Siempre mirar hacia el pasado exige un ejercicio imaginativo e intelectual del cual es imposible escapar. Primero, porque pensar en cómo fue un hecho que ocurrió hace miles de años es engorroso; y segundo, porque al consultar las fuentes estas no siempre cumplen con el requisito de la validación y exactitud de los hechos. Sobre todo, cuando se trata de una persona como Pablo de Tarso «el Apóstol de los gentiles», cuyos inicios se remontan hacia el siglo I, aproximadamente año 30 d. C. Durante un tiempo, había perseguido a la Iglesia naciente y su antagonismo con los cristianos quedaba como antecedente en los Hechos de los Apóstoles y en sus cartas(1).
Sin duda, que la figura de Pablo es un ícono a la hora de testimoniar una auténtica conversión y así lo confirman algunos autores, como san Juan Crisóstomo, exaltándolo por sobre los ángeles y arcángeles(2), o también el propio Dante Alighieri, que inspirado por el relato de los Hechos de los Apóstoles (Hech 9, 15) lo califica como vaso de elección(2): «instrumento escogido por Dios». Su discurso siempre fue este e insistió en el hecho de ser un fidedigno Apóstol desde que tuviera su experiencia con el Resucitado. Así es como ese hecho tan maravilloso le cambió la vida y se constituyó en una transformación real, espontánea, sincera pero no mágica, etérea ni inmediata. A veces tenemos la impresión de que los santos, por ser catalogados como tales, no pasaron por el crisol de la purificación o que su cambio de vida no les costó sudor y sangre.
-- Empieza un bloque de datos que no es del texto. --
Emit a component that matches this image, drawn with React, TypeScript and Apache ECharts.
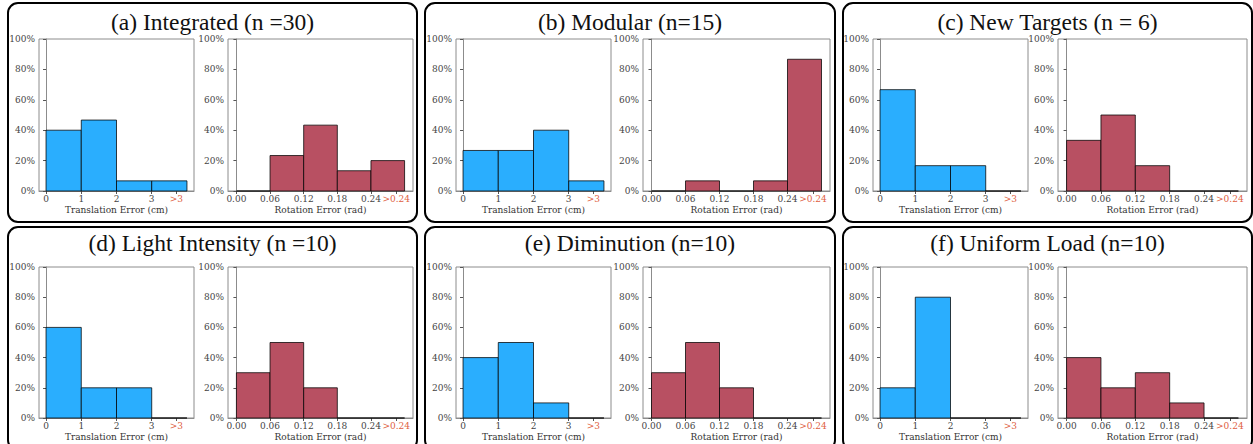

Se equivoca todo aquel que mira la santidad como algo predestinado para los héroes o privilegiados; al contrario, es un desafío que propone Dios y es un reto para los que se la juegan, con coraje, y se toman en serio el ser verdaderos hombres y mujeres e hijos de Dios.
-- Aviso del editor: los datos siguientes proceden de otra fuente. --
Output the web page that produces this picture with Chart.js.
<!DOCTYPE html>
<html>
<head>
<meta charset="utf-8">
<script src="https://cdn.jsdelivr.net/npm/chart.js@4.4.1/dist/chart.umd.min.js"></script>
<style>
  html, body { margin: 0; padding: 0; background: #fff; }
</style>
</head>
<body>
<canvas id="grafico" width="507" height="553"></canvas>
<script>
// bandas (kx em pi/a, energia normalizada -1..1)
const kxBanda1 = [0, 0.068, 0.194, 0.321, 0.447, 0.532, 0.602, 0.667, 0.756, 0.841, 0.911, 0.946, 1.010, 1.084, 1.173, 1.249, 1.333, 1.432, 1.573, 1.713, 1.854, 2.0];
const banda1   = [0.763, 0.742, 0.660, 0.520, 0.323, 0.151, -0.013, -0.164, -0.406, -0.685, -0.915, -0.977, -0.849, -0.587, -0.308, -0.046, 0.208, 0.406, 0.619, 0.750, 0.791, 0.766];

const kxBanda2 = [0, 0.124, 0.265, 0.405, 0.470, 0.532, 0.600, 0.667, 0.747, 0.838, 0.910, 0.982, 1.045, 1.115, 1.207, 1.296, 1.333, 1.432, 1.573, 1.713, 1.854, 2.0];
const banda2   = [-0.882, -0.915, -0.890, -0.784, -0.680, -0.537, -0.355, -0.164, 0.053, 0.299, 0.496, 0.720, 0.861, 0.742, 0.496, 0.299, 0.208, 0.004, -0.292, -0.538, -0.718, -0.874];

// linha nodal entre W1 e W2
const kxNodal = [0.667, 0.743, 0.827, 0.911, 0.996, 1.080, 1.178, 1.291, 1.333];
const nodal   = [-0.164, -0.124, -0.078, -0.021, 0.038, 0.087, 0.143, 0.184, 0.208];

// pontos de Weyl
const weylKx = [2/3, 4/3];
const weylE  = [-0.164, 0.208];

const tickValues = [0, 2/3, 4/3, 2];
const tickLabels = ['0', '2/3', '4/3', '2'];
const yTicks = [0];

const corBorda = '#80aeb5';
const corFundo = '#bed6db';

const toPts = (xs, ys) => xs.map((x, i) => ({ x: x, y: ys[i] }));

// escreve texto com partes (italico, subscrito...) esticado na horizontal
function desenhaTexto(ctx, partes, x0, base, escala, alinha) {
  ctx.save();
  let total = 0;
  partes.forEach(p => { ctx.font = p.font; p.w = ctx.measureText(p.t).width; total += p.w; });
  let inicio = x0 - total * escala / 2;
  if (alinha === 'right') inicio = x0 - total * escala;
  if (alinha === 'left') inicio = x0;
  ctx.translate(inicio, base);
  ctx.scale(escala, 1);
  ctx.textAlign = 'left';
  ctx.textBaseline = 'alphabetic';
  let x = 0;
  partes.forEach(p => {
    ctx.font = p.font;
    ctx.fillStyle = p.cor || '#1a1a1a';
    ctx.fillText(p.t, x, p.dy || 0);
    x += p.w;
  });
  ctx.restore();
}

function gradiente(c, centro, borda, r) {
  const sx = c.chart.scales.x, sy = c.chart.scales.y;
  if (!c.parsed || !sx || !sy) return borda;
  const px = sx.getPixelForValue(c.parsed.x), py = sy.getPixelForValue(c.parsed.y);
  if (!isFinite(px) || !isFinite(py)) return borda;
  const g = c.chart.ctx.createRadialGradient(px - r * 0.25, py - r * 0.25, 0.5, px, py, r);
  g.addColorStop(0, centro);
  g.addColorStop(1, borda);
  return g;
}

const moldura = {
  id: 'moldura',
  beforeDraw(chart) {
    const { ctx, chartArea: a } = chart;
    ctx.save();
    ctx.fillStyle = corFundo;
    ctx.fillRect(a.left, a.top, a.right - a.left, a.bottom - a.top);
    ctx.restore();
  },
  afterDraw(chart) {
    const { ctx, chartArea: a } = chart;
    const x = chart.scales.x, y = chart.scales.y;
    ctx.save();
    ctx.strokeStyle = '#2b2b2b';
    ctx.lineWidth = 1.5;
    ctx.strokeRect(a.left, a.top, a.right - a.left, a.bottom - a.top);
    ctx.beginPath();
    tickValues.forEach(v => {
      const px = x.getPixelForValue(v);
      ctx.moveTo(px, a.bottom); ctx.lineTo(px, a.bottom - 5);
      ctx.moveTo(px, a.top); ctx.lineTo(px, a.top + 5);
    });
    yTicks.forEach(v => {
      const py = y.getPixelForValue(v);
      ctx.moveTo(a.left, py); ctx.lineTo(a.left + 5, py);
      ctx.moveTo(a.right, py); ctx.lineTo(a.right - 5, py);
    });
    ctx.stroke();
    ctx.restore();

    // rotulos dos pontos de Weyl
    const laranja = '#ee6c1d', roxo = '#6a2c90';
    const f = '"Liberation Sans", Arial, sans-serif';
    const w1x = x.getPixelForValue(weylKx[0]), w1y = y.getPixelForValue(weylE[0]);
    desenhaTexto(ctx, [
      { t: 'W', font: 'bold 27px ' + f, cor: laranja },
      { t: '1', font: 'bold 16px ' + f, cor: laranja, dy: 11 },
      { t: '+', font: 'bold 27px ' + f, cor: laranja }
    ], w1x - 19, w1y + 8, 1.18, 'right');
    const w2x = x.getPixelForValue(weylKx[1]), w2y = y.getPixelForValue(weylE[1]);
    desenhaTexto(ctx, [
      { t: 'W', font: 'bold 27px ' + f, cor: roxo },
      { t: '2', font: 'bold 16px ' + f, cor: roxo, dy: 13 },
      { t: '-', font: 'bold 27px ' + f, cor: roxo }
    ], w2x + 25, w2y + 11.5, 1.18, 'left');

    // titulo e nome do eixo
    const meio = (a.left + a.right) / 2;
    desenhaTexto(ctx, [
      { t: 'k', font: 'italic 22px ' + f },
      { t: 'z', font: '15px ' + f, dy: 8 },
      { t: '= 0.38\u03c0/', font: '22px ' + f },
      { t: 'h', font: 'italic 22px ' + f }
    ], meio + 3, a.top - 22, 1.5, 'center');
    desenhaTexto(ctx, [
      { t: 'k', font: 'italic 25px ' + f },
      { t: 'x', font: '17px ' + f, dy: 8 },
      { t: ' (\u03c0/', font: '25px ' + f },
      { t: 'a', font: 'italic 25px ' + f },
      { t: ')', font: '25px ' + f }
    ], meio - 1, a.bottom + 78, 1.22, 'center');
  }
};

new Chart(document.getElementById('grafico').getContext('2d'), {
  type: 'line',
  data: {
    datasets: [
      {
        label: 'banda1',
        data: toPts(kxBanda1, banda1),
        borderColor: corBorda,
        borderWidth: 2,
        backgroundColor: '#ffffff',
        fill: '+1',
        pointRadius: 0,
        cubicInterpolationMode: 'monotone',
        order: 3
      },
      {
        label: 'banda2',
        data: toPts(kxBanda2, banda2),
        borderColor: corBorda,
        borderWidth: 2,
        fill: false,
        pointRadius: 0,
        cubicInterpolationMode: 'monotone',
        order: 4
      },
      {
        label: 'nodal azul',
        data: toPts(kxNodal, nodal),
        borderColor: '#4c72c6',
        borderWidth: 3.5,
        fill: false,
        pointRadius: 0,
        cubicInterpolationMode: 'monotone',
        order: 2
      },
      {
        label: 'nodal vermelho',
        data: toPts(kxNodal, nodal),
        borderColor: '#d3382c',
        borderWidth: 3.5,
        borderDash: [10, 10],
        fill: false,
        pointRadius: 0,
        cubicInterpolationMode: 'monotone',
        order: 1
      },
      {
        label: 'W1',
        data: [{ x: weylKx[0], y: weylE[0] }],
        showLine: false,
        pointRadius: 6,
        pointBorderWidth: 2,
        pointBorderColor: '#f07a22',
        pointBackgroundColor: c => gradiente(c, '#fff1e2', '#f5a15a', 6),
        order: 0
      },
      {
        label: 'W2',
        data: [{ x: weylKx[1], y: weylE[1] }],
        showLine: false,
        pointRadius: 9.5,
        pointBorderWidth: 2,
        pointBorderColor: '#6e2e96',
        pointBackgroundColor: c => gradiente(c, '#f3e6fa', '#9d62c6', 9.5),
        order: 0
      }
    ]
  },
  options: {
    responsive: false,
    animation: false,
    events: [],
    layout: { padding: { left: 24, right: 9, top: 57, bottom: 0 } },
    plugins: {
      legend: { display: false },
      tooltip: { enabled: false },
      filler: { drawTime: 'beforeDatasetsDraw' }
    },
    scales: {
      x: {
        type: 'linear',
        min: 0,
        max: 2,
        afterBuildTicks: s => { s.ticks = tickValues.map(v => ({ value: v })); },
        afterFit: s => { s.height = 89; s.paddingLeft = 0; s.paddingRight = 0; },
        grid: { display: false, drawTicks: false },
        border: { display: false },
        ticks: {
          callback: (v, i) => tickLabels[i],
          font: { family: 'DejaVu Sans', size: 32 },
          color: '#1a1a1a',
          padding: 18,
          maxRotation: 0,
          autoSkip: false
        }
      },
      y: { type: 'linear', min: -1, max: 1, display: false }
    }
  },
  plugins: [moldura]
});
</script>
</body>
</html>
Para la Iglesia de los primeros siglos, el bautismo se llamaba también «iluminación», porque este sacramento de la luz hacía ver nuevas todas las cosas, sobre todo desde la perspectiva de la fe. En ese sentido, para Pablo el encuentro con el Señor resucitado, según los Hechos de los Apóstoles(4), le significó quedar ciego, perdiendo la noción de todo su entorno, pero también interiormente: la luz que es Cristo aún no calaba hondo en su corazón. Sin embargo, es su «sí» el que a la posteridad le abre la puerta definitiva a Cristo. En el fondo, ese será su bautismo… una nueva vida. Lástima que esa ilusión de una «nueva vida» a la que se abría Pablo no sea admirada en nuestro tiempo o anhelada por todo el mundo cristiano que dice ser discípulo de Jesús. Es cierto que la Iglesia, como institución, sigue purgando sus errores y pecados. Basta darse una vuelta por las parroquias, en domingo para constatar cómo han bajado la asistencia de los feligreses y la participación desinteresada de aquellos discípulos fieles que se la jugaban por su comunidad. Es triste percatarse hoy de que, si no es por la asistencia de algunas mujeres en forma comprometida, simplemente, algunas comunidades morirían.